A hefty salary and the promise of travel abroad is drawing more women to bartending

Photo: K. Pichumani

BALANCING ACT Trainees at the Indian Institute of Bartending

Her favourite is a layered cocktail with orange juice, Kahlua and mango juice. But, 17-year-old Ilakya, who came to Chennai from Puthukottai (Thiruvallur district) to learn bartending, has not tasted alcohol. Her parents yell at her if she mentions t asting it and in her training centre, women are allowed only mocktails. Still, she knows a good drink from the smell.

Women have started trickling into bartending classes, and among the first few students in Chennai are a mother and two girls from smaller towns (Puthukottai and Tuticorin).

Bright future

Good job opportunities, a hefty pay and opportunities to travel abroad are the main draws. “It is an easy job, and we could earn upto Rs. 5,000 a day (including the tips),” says Ilakya, who adds that she could get placed in star hotels.

Edison, the director of the Indian Institute of Bartending, where she is a student, has a more tempered-down expectation of the salary. “Perhaps Rs. 8,000 or Rs. 10,000 a month, in the beginning. But they will earn double from the tips because we will place them only in high-end hotels,” he says.

If the girls manage to bag a job in a cruise liner, they could earn up to a lakh a month. But the institute guarantees them a job because of the rising demand for women bartenders. The girls can also work as bar hostesses, waitresses, bar captains (supervisors) and bar managers. They are also trained to work in other departments of a hotel. “They can shift to any other department, if they find the work uncomfortable.”

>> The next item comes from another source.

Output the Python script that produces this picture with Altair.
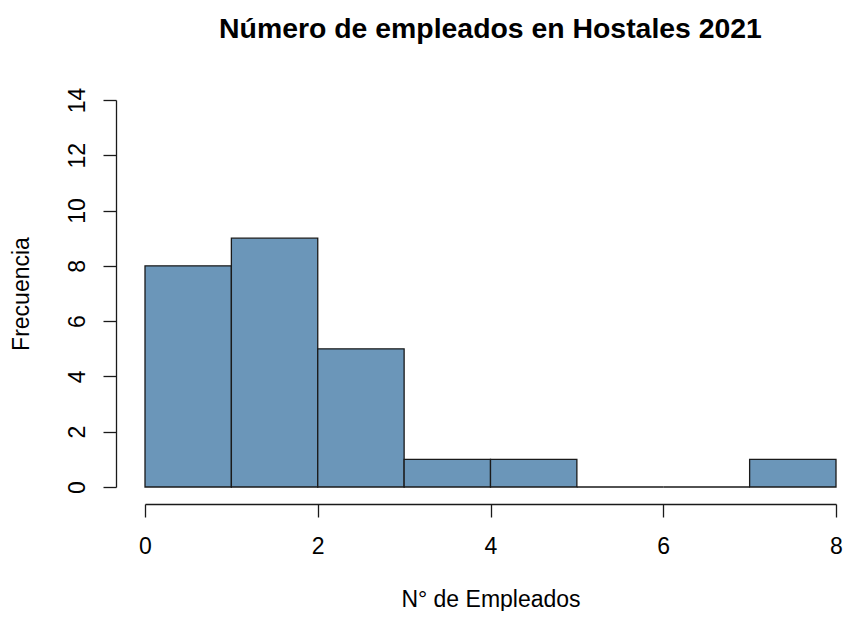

A mother of a three-year-old, Muthulakshmi was hesitant when her husband enquired about the course. But her relatives in London informed her that it is a safe and respectable profession, especially abroad. “If it were only mixing drinks, I would have been worried. But we learn bar tricks too,” she says.

Ilakya’s sister called the institute after seeing an ad in an English daily. Later, they convinced their parents. “I told them there would be an assistant to help me at the counter and a security guard,” says Illakya.

Shivasuganthi (from Tuticorin) expressed interest following an ad in a Tamil daily.

Her father came in person to get the details. “Parents worry for the girls’ safety, and I show them a video which show women bartenders at work in a cruise liner,” says Edison.

After her schooling in a Government Higher Secondary School, when Ilakya decided to pursue bartending, none of her friends joined the two-year course. “It was mainly the fees,” she says. The fee is nearly Rs. 26,000 a year.

Ilakya found the course difficult in the beginning, when she was being introduced to beer and wines.

Today she rates wines the best among drinks because of the “various easy permutations possible with them.”